4- Quel est le sens de l’exception culturelle ?

Pourquoi est-ce si important ? Si on laisse le seul marché décider, sans plus pouvoir le canaliser et aider ses propres industries culturelles, la force de frappe américaine (et demain chinoise) risque de tout balayer. Les Etats-Unis ont un marché intérieur uni linguistiquement et les moyens de financer massivement la diffusion et la promotion de leurs produits culturels.

Il y a près de dix ans, le ministre français de la Culture, Renaud Donnedieu de Vabres, résumait bien un enjeu qui reste d’actualité : "Selon les chiffres de l’Unesco, disait-il , 85 % du produit de la vente des places de cinéma en salles dans le monde correspondent à des films provenant d’Hollywood. Face à cette uniformisation en marche, face aux risques d’appauvrissement culturel qui en découlent, les Etats ont le devoir de réagir. Oui, les Etats doivent avoir le droit de protéger et de promouvoir une offre culturelle étendue. Il s’agit non seulement de la sauvegarde des cultures et des patrimoines traditionnels, mais également de tous les secteurs de la création artistique et culturelle contemporaine."

Grâce à l’exception culturelle acquise depuis dix ans au niveau de l’Union européenne et de l’Organisation mondiale du commerce, les Etats peuvent donc subventionner le théâtre ou le cinéma, imposer des quotas de diffusion de films ou de musique d’une langue ou d’un pays, imposer des financements à la création aux chaînes de télés, accorder des allégements fiscaux à ceux qui font don d’un tableau à un musée, édicter des lois et règlements pour protéger les monuments historiques ou empêcher la sortie des chefs-d’œuvre du patrimoine. Toutes choses qu’on ne peut pas faire pour protéger ses petits pois ou ses aciéries.

5- Le combat de la diversité culturelle à l’Unesco

En 2005, l’Organisation des Nations unies pour l’éducation, la science et la culture (Unesco) adoptait une importante directive sur la diversité culturelle, "opposable" aux règles du libre-commerce. La diversité culturelle est en effet le corollaire de l’exception culturelle. Il faut pouvoir prendre des mesures pour aider et protéger sa culture si on veut assurer la diversité des cultures sur terre. On dit que, chaque jour, une langue disparaît dans le monde. En Afrique, de nombreux pays passent les mêmes téléfilms brésiliens qui attirent le public comme un aimant, même s’ils véhiculent des archétypes purement hollywoodiens. Ces pays n’ont pas les moyens de développer leur industrie cinématographique. Les cultures locales disparaissent sous les coups de boutoir d’une culture mondialisée, imposée par les grands médias. Les superproductions américaines, les musiques poussées par les majors du disque déferlent sur le monde comme des rouleaux compresseurs, éliminant les cultures différentes. Et avec leur disparition, ce sont les racines de ces peuples qui meurent, accroissant le risque de déculturation, d’acculturation et de déstabilisation de ces populations.
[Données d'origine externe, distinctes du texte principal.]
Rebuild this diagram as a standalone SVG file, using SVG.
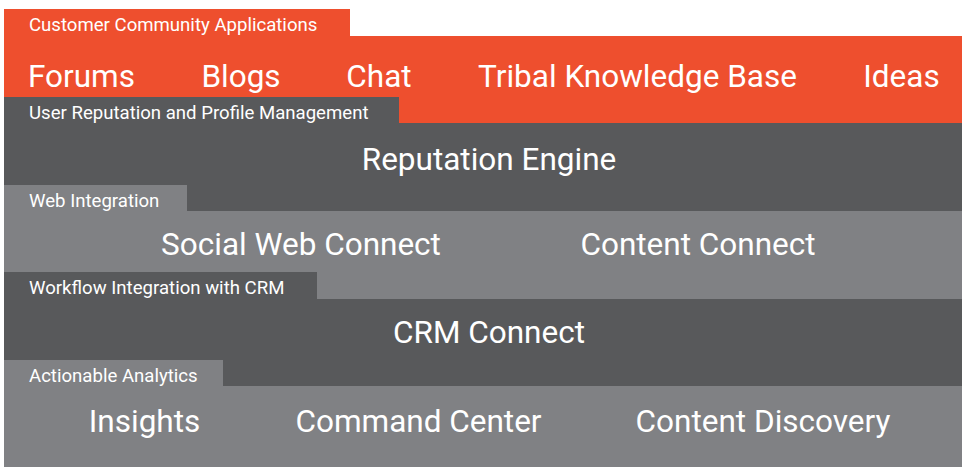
<svg xmlns="http://www.w3.org/2000/svg" width="962" height="467" viewBox="0 0 962 467">
<style>
.or{fill:#EE4F2E}
.dk{fill:#58595B}
.lt{fill:#808184}
text{fill:#FFFFFF;font-family:Roboto,"Liberation Sans",sans-serif;font-weight:400}
.tab{font-size:18.6px}
.big{font-size:31.5px;text-anchor:middle}
</style>
<rect width="962" height="467" fill="#FFFFFF"/>
<g id="layer-customer">
<rect class="or" x="4" y="9" width="346" height="28"/>
<rect class="or" x="4" y="36" width="958" height="87"/>
<text class="tab" x="29" y="31">Customer Community Applications</text>
<text class="big" x="81.5" y="87">Forums</text>
<text class="big" x="241" y="87">Blogs</text>
<text class="big" x="379" y="87">Chat</text>
<text class="big" x="637.5" y="87">Tribal Knowledge Base</text>
<text class="big" x="901.5" y="87">Ideas</text>
</g>
<g id="layer-reputation">
<rect class="dk" x="4" y="97" width="395" height="27"/>
<rect class="dk" x="4" y="123" width="958" height="88"/>
<text class="tab" x="29" y="119">User Reputation and Profile Management</text>
<text class="big" x="489" y="170">Reputation Engine</text>
</g>
<g id="layer-web">
<rect class="lt" x="4" y="185" width="183" height="27"/>
<rect class="lt" x="4" y="211" width="958" height="88"/>
<text class="tab" x="29" y="207">Web Integration</text>
<text class="big" x="301" y="255">Social Web Connect</text>
<text class="big" x="698" y="255">Content Connect</text>
</g>
<g id="layer-workflow">
<rect class="dk" x="4" y="272" width="313" height="28"/>
<rect class="dk" x="4" y="299" width="958" height="87"/>
<text class="tab" x="29" y="294">Workflow Integration with CRM</text>
<text class="big" x="489" y="343">CRM Connect</text>
</g>
<g id="layer-analytics">
<rect class="lt" x="4" y="360" width="219" height="27"/>
<rect class="lt" x="4" y="386" width="958" height="81"/>
<text class="tab" x="29" y="382">Actionable Analytics</text>
<text class="big" x="144.5" y="432">Insights</text>
<text class="big" x="418.5" y="432">Command Center</text>
<text class="big" x="763" y="432">Content Discovery</text>
</g>
<g id="connectors"/>
</svg>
Comment, dans ces conditions, préserver encore la diversité des cultures ? Comment permettre aux peuples de garder leur culture et leur histoire, une exigence indispensable pour éviter leur déracinement et leur basculement dans la violence ? Le vote de cette convention à l’Unesco fut essentiel et serait mise à mal si on laissait les nouveaux services audiovisuels sortir de l’exception culturelle et devenir des marchandises comme les autres. Au contraire, l’Unesco étudie la question de prendre explicitement en compte l’impact du numérique dans cette protection.

6- Les francophones belges en pointe

La Communauté française est en pointe sur ce dossier depuis 1993, quand la Belgique a hérité de la présidence européenne. Elio Di Rupo, alors ministre de la Culture, avait réuni à Mons les ministres de la Culture pour lancer le combat. On a évoqué "l’esprit de Mons". On parlait alors de soutenir la diversité culturelle; les ministres avaient pris l’engagement de ne pas inclure la culture dans le processus de libéralisation. Les gouvernements devaient garder le droit de subventionner les biens et produits culturels. Les Etats-Unis, où la culture a un financement privé, ont toujours opposé à cela que les biens culturels seraient des biens économiques comme les autres et qu’il fallait refuser les subventions. Mais pour que ces biens culturels puissent circuler librement, il faut d’abord qu’ils puissent exister, et leur existence serait menacée dans de nombreux pays faute de subventions publiques.

La Communauté française, avec son secrétaire général Henri Ingberg, ses ministres de la Culture, comme Hervé Hasquin, Richard Miller et Fadila Laanan, ont toujours été en pointe sur ce dossier. Ecolo et le PS dénoncent déjà toute entorse éventuelle aux principes de l’exception culturelle. Henri Benkoski, qui suit ce dossier comme chargé de mission auprès de la ministre de la Culture Fadila Laanan, est très clair : "Nous défendons la neutralité technologique depuis vingt ans. Quel que soit le tuyau par lequel passent les contenus culturels, y compris les nouveaux tuyaux numériques, nous sommes pour l’exclusion pure, simple et totale de la culture des négociations de libre-échange . Et en faveur du refus de toute distinction entre les services audiovisuels."